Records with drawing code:
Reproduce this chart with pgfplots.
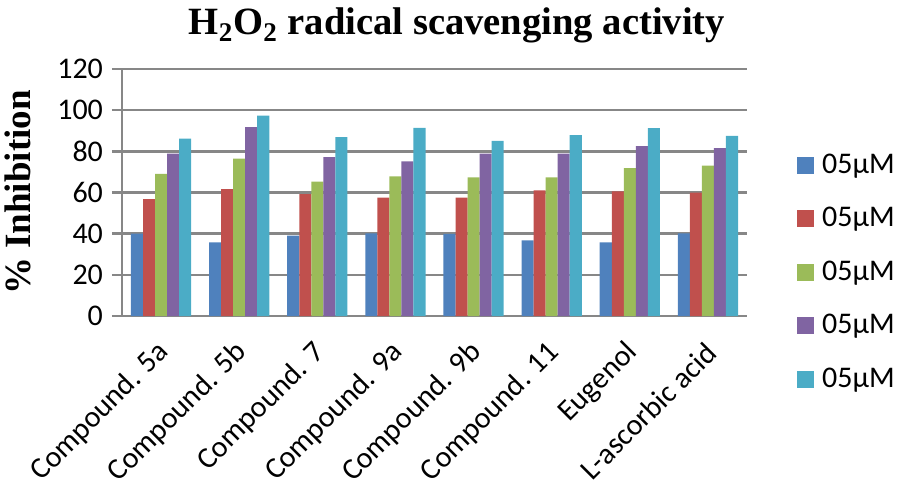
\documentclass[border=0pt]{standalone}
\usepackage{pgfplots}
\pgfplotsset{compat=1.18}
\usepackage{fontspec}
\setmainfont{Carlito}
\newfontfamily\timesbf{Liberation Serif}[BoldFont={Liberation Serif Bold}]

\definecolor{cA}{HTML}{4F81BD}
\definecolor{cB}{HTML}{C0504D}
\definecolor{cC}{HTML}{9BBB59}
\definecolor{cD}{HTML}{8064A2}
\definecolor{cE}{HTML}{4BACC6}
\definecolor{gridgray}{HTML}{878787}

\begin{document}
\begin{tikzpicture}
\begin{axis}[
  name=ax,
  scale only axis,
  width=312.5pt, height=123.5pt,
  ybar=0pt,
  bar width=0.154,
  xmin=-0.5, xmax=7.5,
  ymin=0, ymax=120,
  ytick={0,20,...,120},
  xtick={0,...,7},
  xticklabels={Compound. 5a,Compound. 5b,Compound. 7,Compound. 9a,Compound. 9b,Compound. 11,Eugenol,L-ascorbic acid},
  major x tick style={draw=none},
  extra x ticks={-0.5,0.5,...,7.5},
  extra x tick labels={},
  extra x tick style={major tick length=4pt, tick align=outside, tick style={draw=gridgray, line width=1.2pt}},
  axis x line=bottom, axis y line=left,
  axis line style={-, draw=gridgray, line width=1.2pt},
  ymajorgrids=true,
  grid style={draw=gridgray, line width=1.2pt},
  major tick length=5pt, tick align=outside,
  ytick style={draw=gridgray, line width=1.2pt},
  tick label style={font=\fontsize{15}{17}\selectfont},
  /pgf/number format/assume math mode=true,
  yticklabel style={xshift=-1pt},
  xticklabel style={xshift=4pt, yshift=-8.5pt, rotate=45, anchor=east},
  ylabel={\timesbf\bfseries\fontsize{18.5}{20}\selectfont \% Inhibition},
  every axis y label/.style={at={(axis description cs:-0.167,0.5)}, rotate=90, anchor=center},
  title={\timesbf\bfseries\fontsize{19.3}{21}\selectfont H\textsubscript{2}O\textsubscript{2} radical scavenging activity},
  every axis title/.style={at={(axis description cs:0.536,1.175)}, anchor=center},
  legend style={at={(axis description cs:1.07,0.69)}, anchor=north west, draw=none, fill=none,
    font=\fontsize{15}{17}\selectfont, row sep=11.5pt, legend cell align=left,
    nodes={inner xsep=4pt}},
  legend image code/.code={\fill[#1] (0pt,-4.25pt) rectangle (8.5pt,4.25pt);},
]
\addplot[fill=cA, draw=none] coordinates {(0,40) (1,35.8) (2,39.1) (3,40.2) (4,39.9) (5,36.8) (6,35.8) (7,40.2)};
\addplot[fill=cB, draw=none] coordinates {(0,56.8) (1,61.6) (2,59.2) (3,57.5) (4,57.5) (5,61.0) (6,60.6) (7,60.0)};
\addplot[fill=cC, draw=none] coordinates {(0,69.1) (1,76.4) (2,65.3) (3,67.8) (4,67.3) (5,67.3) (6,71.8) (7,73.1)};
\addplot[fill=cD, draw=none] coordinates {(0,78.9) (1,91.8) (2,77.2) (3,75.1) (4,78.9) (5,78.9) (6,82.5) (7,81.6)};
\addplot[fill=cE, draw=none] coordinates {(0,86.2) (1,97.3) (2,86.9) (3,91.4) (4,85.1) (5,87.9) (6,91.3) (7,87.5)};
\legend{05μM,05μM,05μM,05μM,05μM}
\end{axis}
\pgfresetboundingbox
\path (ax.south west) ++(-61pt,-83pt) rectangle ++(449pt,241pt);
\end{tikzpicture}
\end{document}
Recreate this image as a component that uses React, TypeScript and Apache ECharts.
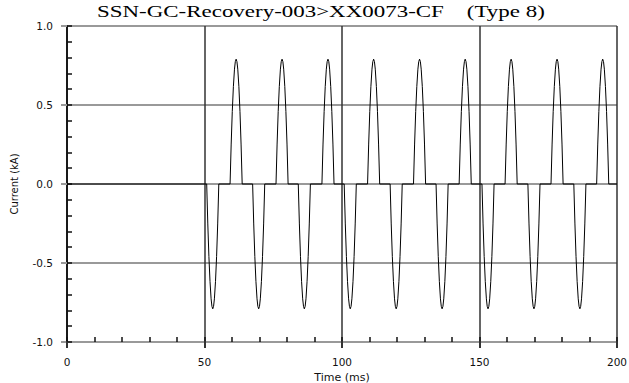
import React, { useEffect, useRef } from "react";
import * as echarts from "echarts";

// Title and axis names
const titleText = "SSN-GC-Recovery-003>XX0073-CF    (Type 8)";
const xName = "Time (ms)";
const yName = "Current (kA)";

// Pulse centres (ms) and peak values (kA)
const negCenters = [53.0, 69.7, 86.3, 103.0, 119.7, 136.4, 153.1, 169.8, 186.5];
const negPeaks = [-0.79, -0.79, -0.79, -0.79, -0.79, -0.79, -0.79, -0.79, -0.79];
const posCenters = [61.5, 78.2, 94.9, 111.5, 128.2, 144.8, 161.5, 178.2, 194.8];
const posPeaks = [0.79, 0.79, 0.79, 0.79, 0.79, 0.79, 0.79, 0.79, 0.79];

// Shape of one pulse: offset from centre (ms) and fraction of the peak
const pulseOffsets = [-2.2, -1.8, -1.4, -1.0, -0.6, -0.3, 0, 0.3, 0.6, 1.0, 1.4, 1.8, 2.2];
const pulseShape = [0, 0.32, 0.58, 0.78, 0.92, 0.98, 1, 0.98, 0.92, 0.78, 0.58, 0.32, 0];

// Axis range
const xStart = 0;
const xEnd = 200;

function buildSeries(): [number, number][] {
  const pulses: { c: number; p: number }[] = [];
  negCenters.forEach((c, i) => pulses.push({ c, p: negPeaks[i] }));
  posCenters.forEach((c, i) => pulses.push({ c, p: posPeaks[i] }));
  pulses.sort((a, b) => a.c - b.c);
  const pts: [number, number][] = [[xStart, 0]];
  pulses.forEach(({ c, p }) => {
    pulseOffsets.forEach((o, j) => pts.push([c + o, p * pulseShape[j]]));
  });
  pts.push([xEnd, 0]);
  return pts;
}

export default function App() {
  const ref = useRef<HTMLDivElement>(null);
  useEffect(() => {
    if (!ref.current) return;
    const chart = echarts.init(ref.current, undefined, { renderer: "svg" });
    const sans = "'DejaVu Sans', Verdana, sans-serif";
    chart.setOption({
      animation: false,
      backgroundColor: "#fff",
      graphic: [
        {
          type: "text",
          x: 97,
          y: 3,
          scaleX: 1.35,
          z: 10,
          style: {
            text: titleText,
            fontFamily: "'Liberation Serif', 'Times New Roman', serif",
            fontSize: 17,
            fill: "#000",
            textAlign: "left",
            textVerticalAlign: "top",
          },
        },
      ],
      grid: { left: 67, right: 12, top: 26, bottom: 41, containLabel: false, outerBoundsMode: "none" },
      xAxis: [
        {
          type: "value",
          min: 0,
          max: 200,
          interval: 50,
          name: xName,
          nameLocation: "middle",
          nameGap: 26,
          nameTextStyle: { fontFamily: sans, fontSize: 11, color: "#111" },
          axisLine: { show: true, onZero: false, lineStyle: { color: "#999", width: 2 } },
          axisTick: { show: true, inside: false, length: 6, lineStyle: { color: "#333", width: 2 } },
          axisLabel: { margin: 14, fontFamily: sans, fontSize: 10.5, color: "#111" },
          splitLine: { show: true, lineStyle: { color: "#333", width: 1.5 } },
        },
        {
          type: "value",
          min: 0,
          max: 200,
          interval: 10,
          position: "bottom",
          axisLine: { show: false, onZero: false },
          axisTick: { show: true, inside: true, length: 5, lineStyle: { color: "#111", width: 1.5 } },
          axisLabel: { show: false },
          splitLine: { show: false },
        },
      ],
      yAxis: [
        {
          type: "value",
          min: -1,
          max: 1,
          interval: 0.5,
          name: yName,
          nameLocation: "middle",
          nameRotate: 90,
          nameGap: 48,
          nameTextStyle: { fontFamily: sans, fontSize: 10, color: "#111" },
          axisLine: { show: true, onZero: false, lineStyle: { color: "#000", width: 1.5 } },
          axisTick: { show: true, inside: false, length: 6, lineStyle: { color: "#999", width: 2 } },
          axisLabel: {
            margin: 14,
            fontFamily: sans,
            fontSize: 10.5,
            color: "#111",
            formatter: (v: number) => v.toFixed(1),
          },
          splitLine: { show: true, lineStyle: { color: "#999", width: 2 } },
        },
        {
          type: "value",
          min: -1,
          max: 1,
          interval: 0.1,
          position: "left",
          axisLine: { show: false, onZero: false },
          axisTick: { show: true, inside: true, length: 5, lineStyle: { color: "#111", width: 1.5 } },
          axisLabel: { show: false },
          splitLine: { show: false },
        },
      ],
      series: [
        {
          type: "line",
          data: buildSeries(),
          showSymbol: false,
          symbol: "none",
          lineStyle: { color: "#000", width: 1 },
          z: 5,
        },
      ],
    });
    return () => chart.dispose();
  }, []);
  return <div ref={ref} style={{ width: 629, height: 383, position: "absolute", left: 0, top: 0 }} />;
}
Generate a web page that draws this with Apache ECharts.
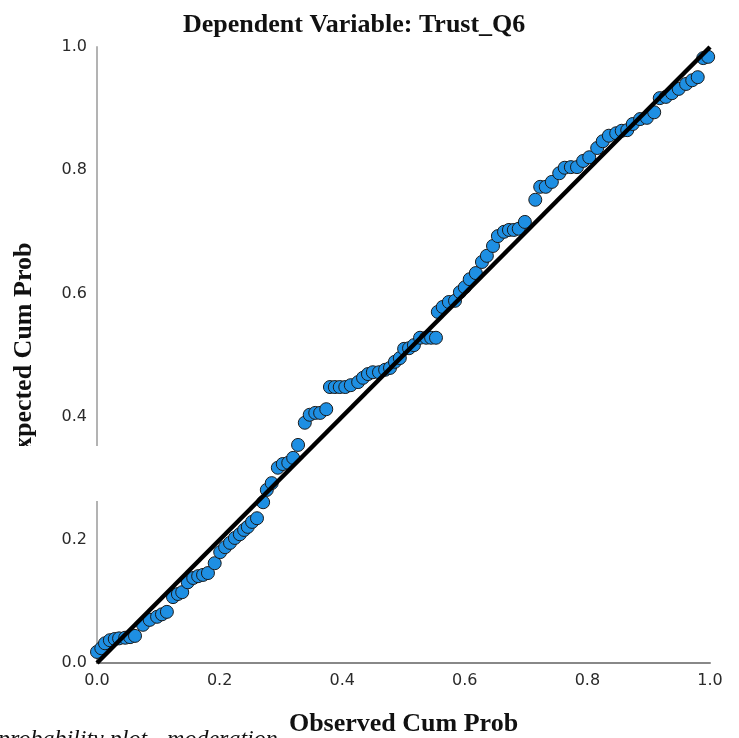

**Task statement**
Exactly as they stand, quote the lines beginning with the one that contains "Recreate this image" and ending with the one that contains "0.79, 0.79, 0.79];", with no pictures.

**The result**
Recreate this image as a component that uses React, TypeScript and Apache ECharts.
import React, { useEffect, useRef } from "react";
import * as echarts from "echarts";

// Title and axis names
const titleText = "SSN-GC-Recovery-003>XX0073-CF    (Type 8)";
const xName = "Time (ms)";
const yName = "Current (kA)";

// Pulse centres (ms) and peak values (kA)
const negCenters = [53.0, 69.7, 86.3, 103.0, 119.7, 136.4, 153.1, 169.8, 186.5];
const negPeaks = [-0.79, -0.79, -0.79, -0.79, -0.79, -0.79, -0.79, -0.79, -0.79];
const posCenters = [61.5, 78.2, 94.9, 111.5, 128.2, 144.8, 161.5, 178.2, 194.8];
const posPeaks = [0.79, 0.79, 0.79, 0.79, 0.79, 0.79, 0.79, 0.79, 0.79];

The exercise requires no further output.